Retired soccer star Ashlyn Harris is opening up about motherhood and her relationship with actress Sophia Bush in a new candid interview.
On this week’s episode of the Second Wind podcast, the 39-year-old Olympic goalkeeper talked about everything from the drug addiction she recently went public with to the love she shares with her famous girlfriend to her feelings around gender.
Harris told hosts Marion Jones, a five-time Olympic champion and track and field legend and bestselling author Suzanne Evans, that her controversial relationship with Bush — many people speculated that the two had an affair while they were still married to other people — is the stuff fairytales are made of.
“What I love so much about her is she makes me feel the way I only thought we read about in books,” Harris said. “She holds up a mirror and makes me feel like I'm the best human, I'm the best mother, and it's exactly what I needed and what I need to heal so much pain and trauma and grief in my life.”
She also said that Bush is helping her accept that she is a good mom and not second-guess herself so much.
“I made a promise that my kids wouldn't feel the same kind of pain that I did as a kid, and I put a lot of pressure on myself, and she's just like, ‘You are the best mom. I just have never seen someone move and act the way you do.’ And it's this type of reassurance that she came into my life when I was an open wound, and she's so selfless and such a beautiful person that even in the hardest season of her life, she wants to help me heal, which is something I'll never forget,” Harris explained.
One of the most powerful aspects of the couple’s relationship is that Harris never feels judged for her flaws because Bush doesn’t see her “pain and scars as an issue,” but instead as her “superpower.”
“She sees it as a superpower, and she's showing and teaching me every day to use it in such a way that heals and helps other people, that I have an incredible gift to be not only a parent, but the way I show up for people,” Harris said. “She’s just made my life so much richer. I don't even know how to express it or articulate it.”
Bush has become her soft place to fall, and she doesn’t feel the need to always be strong around her, admitting, “I can just unravel in moments and know that she's going to catch me.”
When it comes to gender expression, Harris told the podcasters that she doesn’t “buy into that man woman role model” and thinks of herself as being pretty gender neutral.
“I mean, I'm a pretty gender neutral person,” she said. “I have a– lot of me is very masculine, and there are parts of me that are very soft and sensitive.
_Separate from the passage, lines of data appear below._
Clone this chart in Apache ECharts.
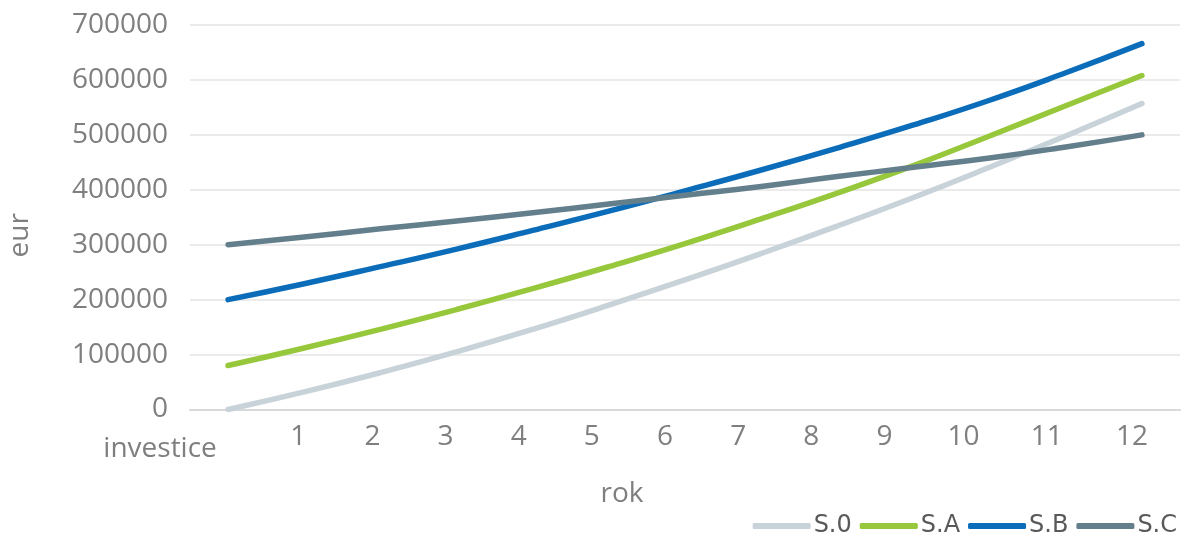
<!DOCTYPE html>
<html>
<head>
<meta charset="utf-8">
<title>Vývoj hodnoty investice</title>
<script src="https://cdn.jsdelivr.net/npm/echarts@6/dist/echarts.min.js"></script>
<style>
  html, body { margin: 0; padding: 0; background: #ffffff; }
  #chart { width: 1184px; height: 543px; }
</style>
</head>
<body>
<div id="chart"></div>
<script>
// Years on the category axis (first point is the initial investment)
const years = ['investice', '1', '2', '3', '4', '5', '6', '7', '8', '9', '10', '11', '12'];

// Cumulative value per scenario, eur
const s0 = [0, 32000, 67000, 105000, 146000, 190000, 236000, 284000, 334000, 386000, 441000, 498000, 557000];
const sA = [80000, 112000, 146000, 182000, 220000, 260000, 302000, 347000, 394000, 444000, 498000, 553000, 608000];
const sB = [200000, 229000, 260000, 292000, 326000, 361000, 398000, 436000, 476000, 518000, 563000, 613000, 666000];
const sC = [300000, 314000, 329000, 343000, 358000, 374000, 390000, 406000, 424000, 441000, 458000, 478000, 500000];

const seriesNames = ['S.0', 'S.A', 'S.B', 'S.C'];
const seriesData = [s0, sA, sB, sC];
const seriesColors = ['#c8d3d9', '#97c83c', '#0b6dba', '#647f8c'];

// Horizontal nudge (px, negative = left) for each year label, and extra drop for the first one
const labelShift = [-68, -6, -8, -11, -14, -17, -20, -23, -26, -29, -26, -19, -10];
const firstLabelDrop = 12;

const gray = '#7f7f7f';
const axisFont = 'Open Sans';

const rich = {};
labelShift.forEach((s, i) => {
  rich['p' + i] = {
    fontFamily: axisFont,
    fontSize: 28,
    color: gray,
    padding: [i === 0 ? firstLabelDrop : 0, s < 0 ? -2 * s : 0, 0, s > 0 ? 2 * s : 0]
  };
});

const chart = echarts.init(document.getElementById('chart'), null, { renderer: 'canvas' });

chart.setOption({
  animation: false,
  backgroundColor: '#ffffff',
  grid: {
    left: 190,
    right: 4,
    top: 25,
    bottom: 133.5,
    containLabel: false,
    outerBoundsMode: 'none'
  },
  legend: {
    right: 2,
    bottom: 0,
    itemWidth: 58,
    itemHeight: 6,
    itemGap: 8,
    icon: 'roundRect',
    data: seriesNames,
    textStyle: {
      fontFamily: 'DejaVu Sans',
      fontSize: 24,
      color: '#595959',
      padding: [0, 0, 0, -2]
    }
  },
  xAxis: {
    type: 'category',
    data: years,
    boundaryGap: true,
    name: 'rok',
    nameLocation: 'middle',
    nameGap: 71,
    nameTextStyle: {
      fontFamily: axisFont,
      fontSize: 28,
      color: gray,
      padding: [0, 126, 0, 0]
    },
    axisLine: { show: true, lineStyle: { color: '#d9d9d9', width: 2 } },
    axisTick: { show: false },
    splitLine: { show: false },
    axisLabel: {
      interval: 0,
      hideOverlap: false,
      margin: 14,
      formatter: (value, index) => '{p' + index + '|' + value + '}',
      rich: rich
    }
  },
  yAxis: {
    type: 'value',
    min: 0,
    max: 700000,
    interval: 100000,
    name: 'eur',
    nameLocation: 'middle',
    nameRotate: 90,
    nameGap: 156,
    nameTextStyle: {
      fontFamily: axisFont,
      fontSize: 28,
      color: gray,
      padding: [0, 36, 0, 0]
    },
    axisLine: { show: false },
    axisTick: { show: false },
    axisLabel: {
      margin: 22,
      fontFamily: axisFont,
      fontSize: 28,
      color: gray,
      formatter: (v) => String(v)
    },
    splitLine: { lineStyle: { color: '#e4e4e4', width: 1.5 } }
  },
  series: seriesNames.map((name, i) => ({
    name: name,
    type: 'line',
    data: seriesData[i],
    smooth: true,
    showSymbol: false,
    symbol: 'none',
    color: seriesColors[i],
    lineStyle: { color: seriesColors[i], width: 5.5, cap: 'round', join: 'round' }
  }))
});
</script>
</body>
</html>
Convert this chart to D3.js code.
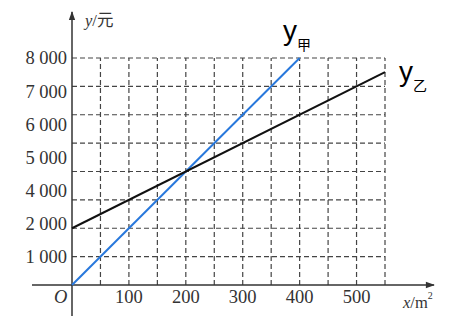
<!DOCTYPE html>
<html>
<head>
<meta charset="utf-8">
<script src="https://cdn.jsdelivr.net/npm/d3@7"></script>
<style>
  body { margin:0; background:#fff; }
  svg { display:block; }
  .num { font-family:"Liberation Serif", "Times New Roman", serif; font-size:18.5px; fill:#333; }
</style>
</head>
<body>
<script>
// data
var jiaX = [0, 400],  jiaY = [0, 8000],      // y甲 = 20x
    yiX  = [0, 550],  yiY  = [2000, 7500],   // y乙 = 10x + 2000
    xGrid = [50, 100, 150, 200, 250, 300, 350, 400, 450, 500, 550],
    yGrid = [1000, 2000, 3000, 4000, 5000, 6000, 7000, 8000],
    xTickLabels = [100, 200, 300, 400, 500],
    yTickLabels = ["8 000", "7 000", "6 000", "5 000", "4 000", "2 000", "1 000"];

var width = 457, height = 325,
    svg = d3.select("body").append("svg").attr("width",width).attr("height",height);

var x = d3.scaleLinear().domain([0,550]).range([72,385]),
    y = d3.scaleLinear().domain([0,8000]).range([285,58]);

// dashed grid
svg.append("g").selectAll("line").data(yGrid).enter().append("line")
   .attr("x1",x(0)).attr("x2",x(550))
   .attr("y1",function(d){ return y(d); }).attr("y2",function(d){ return y(d); })
   .attr("stroke","#444").attr("stroke-width",1.2).attr("stroke-dasharray","5,3");
svg.append("g").selectAll("line").data(xGrid).enter().append("line")
   .attr("x1",function(d){ return x(d); }).attr("x2",function(d){ return x(d); })
   .attr("y1",y(0)).attr("y2",y(8000))
   .attr("stroke","#444").attr("stroke-width",1.2).attr("stroke-dasharray","5,3");

// axes with arrows
svg.append("defs").append("marker").attr("id","arr")
   .attr("viewBox","0 0 10 10").attr("refX",9).attr("refY",5)
   .attr("markerWidth",9).attr("markerHeight",6).attr("orient","auto")
   .append("path").attr("d","M0,1.5L10,5L0,8.5Z").attr("fill","#333");
svg.append("line").attr("x1",32).attr("x2",434).attr("y1",y(0)).attr("y2",y(0))
   .attr("stroke","#333").attr("stroke-width",1.5).attr("marker-end","url(#arr)");
svg.append("line").attr("x1",x(0)).attr("x2",x(0)).attr("y1",316).attr("y2",12)
   .attr("stroke","#333").attr("stroke-width",1.5).attr("marker-end","url(#arr)");

// tick labels
svg.append("g").selectAll("text").data(xTickLabels).enter().append("text")
   .attr("class","num").attr("x",function(d){ return x(d); }).attr("y",303)
   .attr("text-anchor","middle").text(function(d){ return d; });

var yLab = d3.scalePoint().domain(yTickLabels).range([y(8000), y(1000)]);
svg.append("g").selectAll("text").data(yTickLabels).enter().append("text")
   .attr("class","num").attr("x",67).attr("y",function(d){ return yLab(d); })
   .attr("dy","0.35em").attr("text-anchor","end").text(function(d){ return d; });

svg.append("text").attr("class","num").attr("x",54).attr("y",303)
   .style("font-style","italic").text("O");

// axis titles
var yt = svg.append("text").attr("x",85).attr("y",26)
   .style("font-family","'Liberation Serif', 'Noto Sans CJK SC', serif").style("font-size","16.5px").style("fill","#333");
yt.append("tspan").style("font-style","italic").text("y");
yt.append("tspan").text("/元");

var xt = svg.append("text").attr("x",403).attr("y",308)
   .style("font-family","'Liberation Serif', serif").style("font-size","16.5px").style("fill","#333");
xt.append("tspan").style("font-style","italic").text("x");
xt.append("tspan").text("/m");
xt.append("tspan").attr("dy",-9).style("font-size","10px").text("2");

// lines
var line = d3.line().x(function(d){ return x(d[0]); }).y(function(d){ return y(d[1]); });
svg.append("path").datum(d3.zip(jiaX, jiaY)).attr("d",line)
   .attr("fill","none").attr("stroke","#2878dc").attr("stroke-width",2);
svg.append("path").datum(d3.zip(yiX, yiY)).attr("d",line)
   .attr("fill","none").attr("stroke","#111").attr("stroke-width",2);

// line labels
function lab(px, py, sub) {
  var t = svg.append("text").attr("x",px).attr("y",py).style("fill","#000");
  t.append("tspan").style("font-family","'Liberation Sans', Arial, sans-serif").style("font-size","28px").text("y");
  t.append("tspan").attr("dy",10).style("font-family","'Noto Sans CJK SC', sans-serif").style("font-size","14px").text(sub);
}
lab(283, 40, "甲");
lab(399, 81, "乙");
</script>
</body>
</html>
I honestly don't overthink it. I think that is more of a product of what society tells us that things have to be this way, and there needs to be more masculine energy or this or that. I don't really buy into all that crap.”
Early in the interview, Harris also got candid about her past struggle with drugs while she was in college, something that she opened up about in early April.
Harris admitted that trying to pay her way through college, the pressure of being at the top of her game, and prescription for Adderall led to her spiral into drug abuse.
“I was a part of the youth national team system since I was 13, so I was getting drug tested, this was a way for me to cheat the system,” she said candidly. “This was prescribed to me. I don't have an addiction. Oh, this is not me using cocaine. Well, it sure f*cking felt like it. So it's just this process of unfiltered, unexpressed grief and pain I didn't know how to deal with.”